* Problem to solve: Give every line of the data again, unchanged, but with no pictures.

* Data segment:

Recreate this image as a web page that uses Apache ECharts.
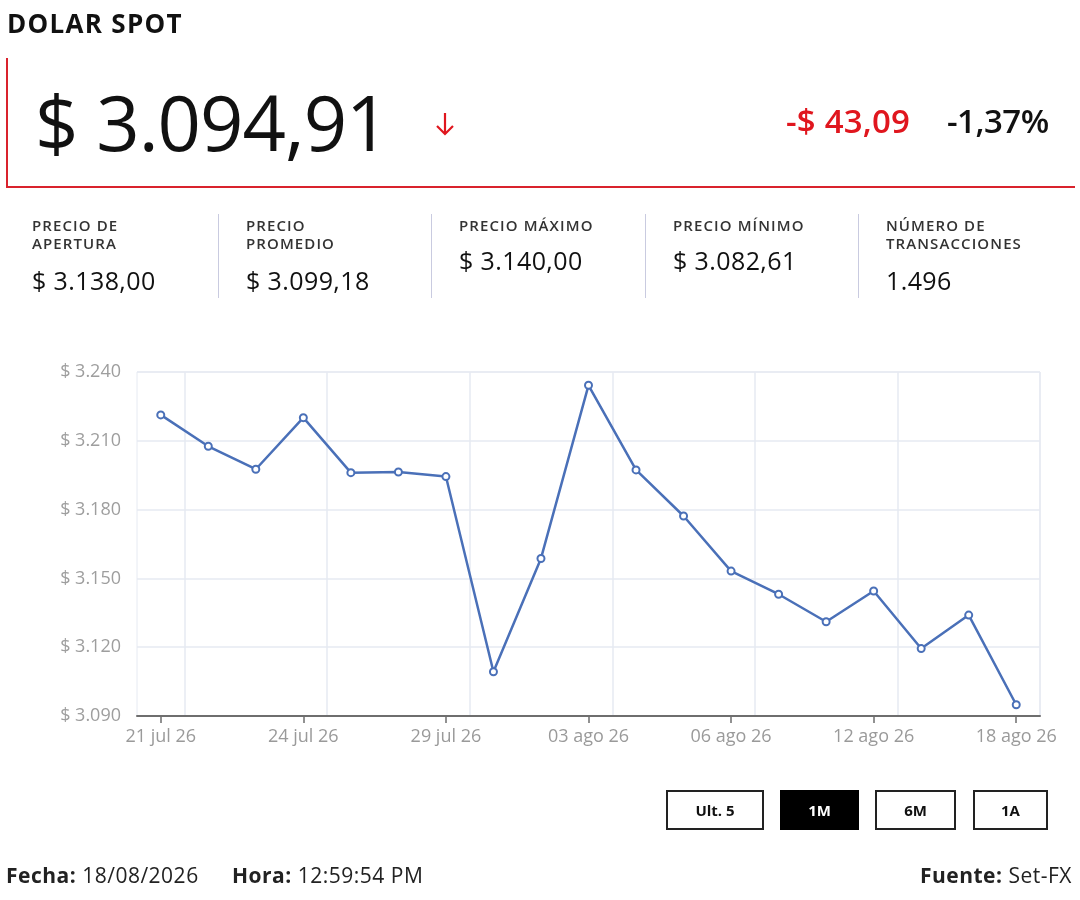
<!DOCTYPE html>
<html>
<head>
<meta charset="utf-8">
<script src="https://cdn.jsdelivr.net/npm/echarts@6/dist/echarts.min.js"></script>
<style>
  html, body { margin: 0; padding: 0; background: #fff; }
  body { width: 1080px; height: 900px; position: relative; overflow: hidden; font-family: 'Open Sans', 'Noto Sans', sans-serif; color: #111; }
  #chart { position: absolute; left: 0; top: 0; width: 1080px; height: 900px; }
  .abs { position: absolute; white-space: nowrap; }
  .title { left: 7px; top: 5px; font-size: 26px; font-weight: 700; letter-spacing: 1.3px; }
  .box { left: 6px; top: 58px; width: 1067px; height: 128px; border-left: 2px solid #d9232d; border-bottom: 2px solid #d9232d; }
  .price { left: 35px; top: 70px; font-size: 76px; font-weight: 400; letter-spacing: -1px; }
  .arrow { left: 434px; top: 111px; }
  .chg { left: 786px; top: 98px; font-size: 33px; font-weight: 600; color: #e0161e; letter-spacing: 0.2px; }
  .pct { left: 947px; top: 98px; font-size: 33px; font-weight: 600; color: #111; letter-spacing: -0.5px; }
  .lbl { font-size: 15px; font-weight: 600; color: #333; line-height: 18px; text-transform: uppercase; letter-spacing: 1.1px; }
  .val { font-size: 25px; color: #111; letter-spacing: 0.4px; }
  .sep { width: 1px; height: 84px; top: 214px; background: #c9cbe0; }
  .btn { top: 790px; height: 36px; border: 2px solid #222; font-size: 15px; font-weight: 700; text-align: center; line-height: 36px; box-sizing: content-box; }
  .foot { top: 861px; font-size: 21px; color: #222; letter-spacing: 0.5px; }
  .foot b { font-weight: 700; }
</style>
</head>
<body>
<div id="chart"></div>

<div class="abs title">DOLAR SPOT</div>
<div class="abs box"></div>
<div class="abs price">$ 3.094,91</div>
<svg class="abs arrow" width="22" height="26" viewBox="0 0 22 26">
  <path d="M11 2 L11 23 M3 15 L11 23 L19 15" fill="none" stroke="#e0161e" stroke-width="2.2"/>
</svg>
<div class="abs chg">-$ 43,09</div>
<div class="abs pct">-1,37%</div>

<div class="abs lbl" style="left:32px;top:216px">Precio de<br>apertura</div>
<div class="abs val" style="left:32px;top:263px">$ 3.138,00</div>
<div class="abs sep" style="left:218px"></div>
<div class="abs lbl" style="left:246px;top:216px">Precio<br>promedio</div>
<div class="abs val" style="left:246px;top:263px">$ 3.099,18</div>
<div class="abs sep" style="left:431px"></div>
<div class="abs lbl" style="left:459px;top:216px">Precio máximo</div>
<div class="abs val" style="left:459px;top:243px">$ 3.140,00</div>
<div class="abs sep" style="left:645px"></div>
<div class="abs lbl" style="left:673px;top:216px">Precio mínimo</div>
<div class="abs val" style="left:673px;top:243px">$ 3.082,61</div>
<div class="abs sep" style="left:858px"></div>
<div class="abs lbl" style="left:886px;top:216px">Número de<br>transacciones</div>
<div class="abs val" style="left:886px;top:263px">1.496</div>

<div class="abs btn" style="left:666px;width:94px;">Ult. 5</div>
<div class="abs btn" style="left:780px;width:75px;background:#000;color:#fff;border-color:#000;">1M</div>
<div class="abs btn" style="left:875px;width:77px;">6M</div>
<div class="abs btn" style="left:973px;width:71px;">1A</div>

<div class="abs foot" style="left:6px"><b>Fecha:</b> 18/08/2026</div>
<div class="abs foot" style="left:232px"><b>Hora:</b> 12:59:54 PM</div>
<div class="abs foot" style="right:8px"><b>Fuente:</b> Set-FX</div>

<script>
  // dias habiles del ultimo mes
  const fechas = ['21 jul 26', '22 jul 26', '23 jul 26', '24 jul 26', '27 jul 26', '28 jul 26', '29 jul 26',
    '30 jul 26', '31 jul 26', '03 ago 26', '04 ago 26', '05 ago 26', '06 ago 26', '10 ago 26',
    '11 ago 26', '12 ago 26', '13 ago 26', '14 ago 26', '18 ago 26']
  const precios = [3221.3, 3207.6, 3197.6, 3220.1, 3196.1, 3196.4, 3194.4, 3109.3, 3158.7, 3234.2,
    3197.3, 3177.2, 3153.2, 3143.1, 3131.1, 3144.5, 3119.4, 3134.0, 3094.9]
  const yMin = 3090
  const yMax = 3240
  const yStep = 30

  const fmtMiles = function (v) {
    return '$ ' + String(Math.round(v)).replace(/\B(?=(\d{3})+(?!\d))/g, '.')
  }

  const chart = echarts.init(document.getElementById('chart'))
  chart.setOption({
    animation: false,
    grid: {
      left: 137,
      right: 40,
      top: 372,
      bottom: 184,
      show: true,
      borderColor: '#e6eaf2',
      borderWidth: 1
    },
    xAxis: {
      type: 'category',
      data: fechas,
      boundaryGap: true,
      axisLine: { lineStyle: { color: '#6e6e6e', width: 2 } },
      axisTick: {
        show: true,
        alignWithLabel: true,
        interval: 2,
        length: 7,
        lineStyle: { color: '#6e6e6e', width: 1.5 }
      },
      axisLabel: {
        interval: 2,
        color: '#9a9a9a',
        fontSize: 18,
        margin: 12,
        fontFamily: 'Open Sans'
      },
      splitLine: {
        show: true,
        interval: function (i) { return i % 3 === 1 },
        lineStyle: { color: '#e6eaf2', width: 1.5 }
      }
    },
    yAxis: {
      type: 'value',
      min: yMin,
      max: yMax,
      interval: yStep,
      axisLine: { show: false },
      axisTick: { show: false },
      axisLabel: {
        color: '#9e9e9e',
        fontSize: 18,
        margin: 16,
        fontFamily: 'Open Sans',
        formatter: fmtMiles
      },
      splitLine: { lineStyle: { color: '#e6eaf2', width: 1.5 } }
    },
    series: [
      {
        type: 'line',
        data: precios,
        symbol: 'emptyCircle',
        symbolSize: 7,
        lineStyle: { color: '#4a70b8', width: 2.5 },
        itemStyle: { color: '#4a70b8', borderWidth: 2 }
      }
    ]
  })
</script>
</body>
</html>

* Expected answer:
Recreate this image as a web page that uses Apache ECharts.
<!DOCTYPE html>
<html>
<head>
<meta charset="utf-8">
<script src="https://cdn.jsdelivr.net/npm/echarts@6/dist/echarts.min.js"></script>
<style>
  html, body { margin: 0; padding: 0; background: #fff; }
  body { width: 1080px; height: 900px; position: relative; overflow: hidden; font-family: 'Open Sans', 'Noto Sans', sans-serif; color: #111; }
  #chart { position: absolute; left: 0; top: 0; width: 1080px; height: 900px; }
  .abs { position: absolute; white-space: nowrap; }
  .title { left: 7px; top: 5px; font-size: 26px; font-weight: 700; letter-spacing: 1.3px; }
  .box { left: 6px; top: 58px; width: 1067px; height: 128px; border-left: 2px solid #d9232d; border-bottom: 2px solid #d9232d; }
  .price { left: 35px; top: 70px; font-size: 76px; font-weight: 400; letter-spacing: -1px; }
  .arrow { left: 434px; top: 111px; }
  .chg { left: 786px; top: 98px; font-size: 33px; font-weight: 600; color: #e0161e; letter-spacing: 0.2px; }
  .pct { left: 947px; top: 98px; font-size: 33px; font-weight: 600; color: #111; letter-spacing: -0.5px; }
  .lbl { font-size: 15px; font-weight: 600; color: #333; line-height: 18px; text-transform: uppercase; letter-spacing: 1.1px; }
  .val { font-size: 25px; color: #111; letter-spacing: 0.4px; }
  .sep { width: 1px; height: 84px; top: 214px; background: #c9cbe0; }
  .btn { top: 790px; height: 36px; border: 2px solid #222; font-size: 15px; font-weight: 700; text-align: center; line-height: 36px; box-sizing: content-box; }
  .foot { top: 861px; font-size: 21px; color: #222; letter-spacing: 0.5px; }
  .foot b { font-weight: 700; }
</style>
</head>
<body>
<div id="chart"></div>

<div class="abs title">DOLAR SPOT</div>
<div class="abs box"></div>
<div class="abs price">$ 3.094,91</div>
<svg class="abs arrow" width="22" height="26" viewBox="0 0 22 26">
  <path d="M11 2 L11 23 M3 15 L11 23 L19 15" fill="none" stroke="#e0161e" stroke-width="2.2"/>
</svg>
<div class="abs chg">-$ 43,09</div>
<div class="abs pct">-1,37%</div>

<div class="abs lbl" style="left:32px;top:216px">Precio de<br>apertura</div>
<div class="abs val" style="left:32px;top:263px">$ 3.138,00</div>
<div class="abs sep" style="left:218px"></div>
<div class="abs lbl" style="left:246px;top:216px">Precio<br>promedio</div>
<div class="abs val" style="left:246px;top:263px">$ 3.099,18</div>
<div class="abs sep" style="left:431px"></div>
<div class="abs lbl" style="left:459px;top:216px">Precio máximo</div>
<div class="abs val" style="left:459px;top:243px">$ 3.140,00</div>
<div class="abs sep" style="left:645px"></div>
<div class="abs lbl" style="left:673px;top:216px">Precio mínimo</div>
<div class="abs val" style="left:673px;top:243px">$ 3.082,61</div>
<div class="abs sep" style="left:858px"></div>
<div class="abs lbl" style="left:886px;top:216px">Número de<br>transacciones</div>
<div class="abs val" style="left:886px;top:263px">1.496</div>

<div class="abs btn" style="left:666px;width:94px;">Ult. 5</div>
<div class="abs btn" style="left:780px;width:75px;background:#000;color:#fff;border-color:#000;">1M</div>
<div class="abs btn" style="left:875px;width:77px;">6M</div>
<div class="abs btn" style="left:973px;width:71px;">1A</div>

<div class="abs foot" style="left:6px"><b>Fecha:</b> 18/08/2026</div>
<div class="abs foot" style="left:232px"><b>Hora:</b> 12:59:54 PM</div>
<div class="abs foot" style="right:8px"><b>Fuente:</b> Set-FX</div>

<script>
  // dias habiles del ultimo mes
  const fechas = ['21 jul 26', '22 jul 26', '23 jul 26', '24 jul 26', '27 jul 26', '28 jul 26', '29 jul 26',
    '30 jul 26', '31 jul 26', '03 ago 26', '04 ago 26', '05 ago 26', '06 ago 26', '10 ago 26',
    '11 ago 26', '12 ago 26', '13 ago 26', '14 ago 26', '18 ago 26']
  const precios = [3221.3, 3207.6, 3197.6, 3220.1, 3196.1, 3196.4, 3194.4, 3109.3, 3158.7, 3234.2,
    3197.3, 3177.2, 3153.2, 3143.1, 3131.1, 3144.5, 3119.4, 3134.0, 3094.9]
  const yMin = 3090
  const yMax = 3240
  const yStep = 30

  const fmtMiles = function (v) {
    return '$ ' + String(Math.round(v)).replace(/\B(?=(\d{3})+(?!\d))/g, '.')
  }

  const chart = echarts.init(document.getElementById('chart'))
  chart.setOption({
    animation: false,
    grid: {
      left: 137,
      right: 40,
      top: 372,
      bottom: 184,
      show: true,
      borderColor: '#e6eaf2',
      borderWidth: 1
    },
    xAxis: {
      type: 'category',
      data: fechas,
      boundaryGap: true,
      axisLine: { lineStyle: { color: '#6e6e6e', width: 2 } },
      axisTick: {
        show: true,
        alignWithLabel: true,
        interval: 2,
        length: 7,
        lineStyle: { color: '#6e6e6e', width: 1.5 }
      },
      axisLabel: {
        interval: 2,
        color: '#9a9a9a',
        fontSize: 18,
        margin: 12,
        fontFamily: 'Open Sans'
      },
      splitLine: {
        show: true,
        interval: function (i) { return i % 3 === 1 },
        lineStyle: { color: '#e6eaf2', width: 1.5 }
      }
    },
    yAxis: {
      type: 'value',
      min: yMin,
      max: yMax,
      interval: yStep,
      axisLine: { show: false },
      axisTick: { show: false },
      axisLabel: {
        color: '#9e9e9e',
        fontSize: 18,
        margin: 16,
        fontFamily: 'Open Sans',
        formatter: fmtMiles
      },
      splitLine: { lineStyle: { color: '#e6eaf2', width: 1.5 } }
    },
    series: [
      {
        type: 'line',
        data: precios,
        symbol: 'emptyCircle',
        symbolSize: 7,
        lineStyle: { color: '#4a70b8', width: 2.5 },
        itemStyle: { color: '#4a70b8', borderWidth: 2 }
      }
    ]
  })
</script>
</body>
</html>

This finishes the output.